Disclaimer

The content of this blog is my personal opinion only. Although I am an employee - currently of Nvidia, in the past of other companies such as Iagination Technologies, MIPS, Intellectual Ventures, Intel, AMD, Motorola, and Gould - I reveal this only so that the reader may account for any possible bias I may have towards my employer's products. The statements I make here in no way represent my employer's position, nor am I authorized to speak on behalf of my employer. In fact, this posting may not even represent my personal opinion, since occasionally I play devil's advocate.

See http://docs.google.com/View?id=dcxddbtr_23cg5thdfj for photo credits.

Monday, January 30, 2012

Version controlling VCS metadata


My project .hg/hgrc is growing pretty long.

It needs to be under version control.

Unfortunately, hg does not, refuses to, version metadat such as .hg/hgrc.  Security.  Since .hg/hgrc may contain executable hooks...

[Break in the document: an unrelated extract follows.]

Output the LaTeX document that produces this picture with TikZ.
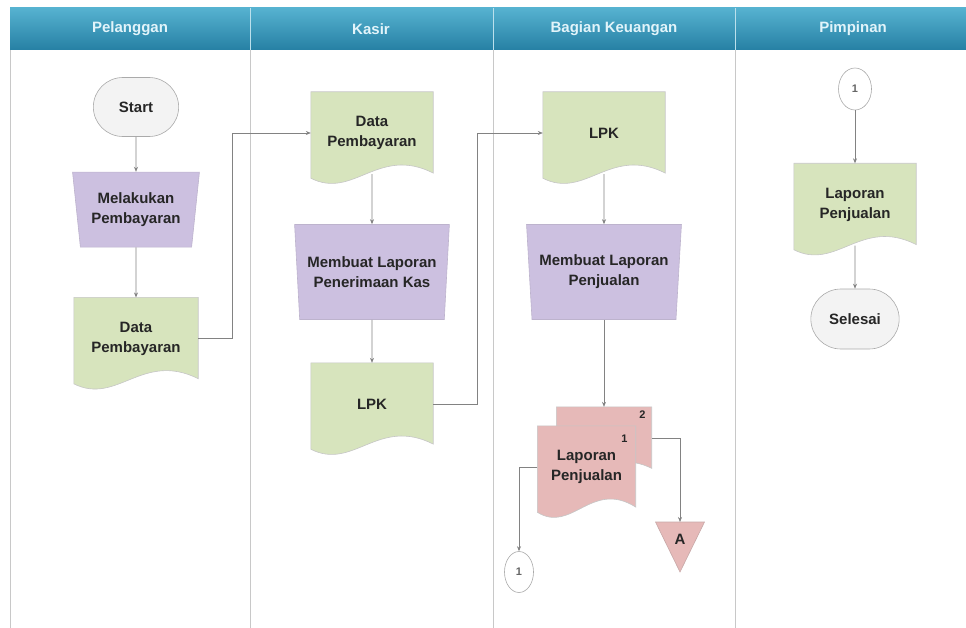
\documentclass[tikz,border=0pt]{standalone}
\usepackage{fontspec}
\setmainfont{Liberation Sans}
\usetikzlibrary{arrows.meta,positioning,shapes.geometric,shapes.misc,backgrounds,calc}
\definecolor{headtop}{RGB}{86,178,208}
\definecolor{headbot}{RGB}{38,128,164}
\definecolor{headtext}{RGB}{226,244,250}
\definecolor{lanegray}{RGB}{200,200,200}
\definecolor{flowgray}{RGB}{130,130,130}
\definecolor{docgreen}{RGB}{215,228,189}
\definecolor{docpink}{RGB}{230,185,184}
\definecolor{procfill}{RGB}{204,192,224}
\definecolor{termfill}{RGB}{243,243,243}
\definecolor{termline}{RGB}{170,170,170}
\newcommand{\flowfont}{\fontsize{15}{20}\selectfont\bfseries}
\newcommand{\tinyfont}{\fontsize{11}{13}\selectfont\bfseries}
\newcommand{\docshape}[2]{%
  \begin{scope}[shift={(#1.south west)},
      x={($(#1.south east)-(#1.south west)$)},
      y={($(#1.north west)-(#1.south west)$)}]
    \draw[draw=gray!45, line width=0.6pt, fill=#2]
      (0,1) -- (1,1) -- (1,0.014) .. controls (0.55,0.35) and (0.35,-0.311) .. (0,-0.049) -- cycle;
  \end{scope}}
\tikzset{
  flow arrow/.style={-{Stealth[length=5pt,width=4pt]}, draw=flowgray, line width=0.6pt},
  lane line/.style={draw=lanegray, line width=0.8pt},
  lane title/.style={text=headtext, font=\flowfont},
  doc node/.style={rectangle, minimum width=122pt, minimum height=82pt,
    align=center, inner sep=2pt, font=\flowfont, text=black!85},
  proc node/.style={trapezium, trapezium stretches=true, shape border rotate=180,
    draw=procfill!80!gray, fill=procfill, line width=0.6pt, align=center,
    inner xsep=1pt, font=\flowfont, text=black!85},
  term node/.style={rounded rectangle, draw=termline, fill=termfill, line width=0.6pt,
    minimum width=92pt, minimum height=59pt, font=\flowfont, text=black!85},
  conn node/.style={ellipse, draw=termline, fill=white, line width=0.6pt,
    minimum width=29pt, minimum height=41pt, inner sep=0pt, font=\tinyfont, text=black!60},
  tri shape/.style={draw=docpink!70!gray, fill=docpink, line width=0.6pt},
  num label/.style={font=\tinyfont, text=black!85, inner sep=1pt}
}
\begin{document}
\begin{tikzpicture}[x=1pt, y=-1pt]
  \useasboundingbox (0,0) rectangle (966,628);
  \shade[top color=headtop, bottom color=headbot] (10,8) rectangle (966,50);
  \foreach \lx in {250,493,735}
    \draw[white!60!headtop, line width=0.6pt] (\lx,8) -- (\lx,50);
  \foreach \lx in {10,250,493,735}
    \draw[lane line] (\lx,50) -- (\lx,628);
  \node[lane title] (headPelanggan) at (130,29) {Pelanggan};
  \node[lane title] (headKasir) at (371,29) {Kasir};
  \node[lane title] (headKeuangan) at (614,29) {Bagian Keuangan};
  \node[lane title] (headPimpinan) at (853,29) {Pimpinan};

  \node[term node] (start) at (136,107) {Start};
  \node[proc node, trapezium angle=81, minimum width=127pt, minimum height=75pt,
    below=35pt of start] (bayar) {Melakukan\\Pembayaran};
  \node[doc node, minimum width=124pt, below=50pt of bayar] (dataBayar) {Data\\Pembayaran};

  \node[doc node] (dataKasir) at (372,133) {Data\\Pembayaran};
  \node[proc node, trapezium angle=83, minimum width=155pt, minimum height=95pt,
    below=50pt of dataKasir] (laporanKas) {Membuat Laporan\\Penerimaan Kas};
  \node[doc node, below=43pt of laporanKas] (lpkKasir) {LPK};

  \node[doc node] (lpkKeuangan) at (604,133) {LPK};
  \node[proc node, trapezium angle=83, minimum width=155pt, minimum height=95pt,
    below=50pt of lpkKeuangan] (laporanJual) {Membuat Laporan\\Penjualan};
  \node[doc node, minimum width=95pt, minimum height=62pt,
    below=87pt of laporanJual] (jualCopy) {};
  \node[doc node, minimum width=98pt, anchor=north west]
    (jualAsli) at ([xshift=-19pt,yshift=-19pt]jualCopy.north west) {Laporan\\Penjualan};
  \node[num label, below left=3pt and 5pt of jualCopy.north east] (numCopy) {2};
  \node[num label, below left=8pt and 7pt of jualAsli.north east] (numAsli) {1};
  \node[conn node] (keluar) at (519,572) {1};
  \coordinate (triTop) at (680,522);
  \draw[tri shape] ([xshift=-24.5pt]triTop) -- ([xshift=24.5pt]triTop) -- ([yshift=-50pt]triTop) -- cycle;
  \node[font=\flowfont, text=black!85] (markA) at (680,539) {A};

  \node[conn node, minimum width=33pt, minimum height=42pt] (masuk) at (855,89) {1};
  \node[doc node, below=53pt of masuk] (laporanPimp) {Laporan\\Penjualan};
  \node[term node, minimum width=95pt, minimum height=60pt,
    below=43pt of laporanPimp] (selesai) {Selesai};

  \begin{scope}[on background layer]
    \docshape{dataBayar}{docgreen}
    \docshape{dataKasir}{docgreen}
    \docshape{lpkKasir}{docgreen}
    \docshape{lpkKeuangan}{docgreen}
    \docshape{jualCopy}{docpink}
    \docshape{jualAsli}{docpink}
    \docshape{laporanPimp}{docgreen}
  \end{scope}

  \draw[flow arrow] (start) -- (bayar);
  \draw[flow arrow] (bayar) -- (dataBayar);
  \draw[flow arrow] (dataBayar.east) -- ++(34,0) |- (dataKasir.west);
  \draw[flow arrow] (dataKasir) -- (laporanKas);
  \draw[flow arrow] (laporanKas) -- (lpkKasir);
  \draw[flow arrow] (lpkKasir.east) -- ++(44,0) |- (lpkKeuangan.west);
  \draw[flow arrow] (lpkKeuangan) -- (laporanJual);
  \draw[flow arrow] (laporanJual.south) -- (jualCopy.north);
  \draw[flow arrow] (jualAsli.west) -| (keluar.north);
  \draw[flow arrow] (jualCopy.east) -| (triTop);
  \draw[flow arrow] (masuk) -- (laporanPimp);
  \draw[flow arrow] (laporanPimp) -- (selesai);
\end{tikzpicture}
\end{document}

Seems to me there should be a better way. E.g. disabling it's executability, although allowing it to be versioned.

Or - since some (but by no means all) such metadata is per repo, and is meaningless in a clone, perhaps there should be a meta-VCS system.  This is fairly natural for me, since i have had my repos nested within each other for decades.

Unfortunately, not so natural for Mercurial.

Symlinks to URLs


http://superuser.com/questions/277186/symlink-to-a-url/384182#384182

As people have explained, although you can create a symlink that links to an URL, it does not accomplish much.  UNIX is not smart enough to look at the link content, recognize it as an URL, and then do something appropriate to it.

Nevertheless, I occasionally do create symlinks to URLs.  Mainly just as documentation - I am used to going to looking at ~/links/* when I forget where, on the filesystem, I have stored something.  It's not much of a stretch to do the same thing for URLs.  However, doing so tends to break consistency checks and other stuff that assumess or requires that symlinks point to valid filesystem locations.

Furthermore, I have made some of my own tools smart enough to recognize that, if they see a symlink where an URL is needed, that they should dereference the symlink and look at its contents.  More and more of my tools treat URLs and paths in the filesystem as interchangeable.  Assuming, of course, that the URL protocol has appropriate methods for reading and writing.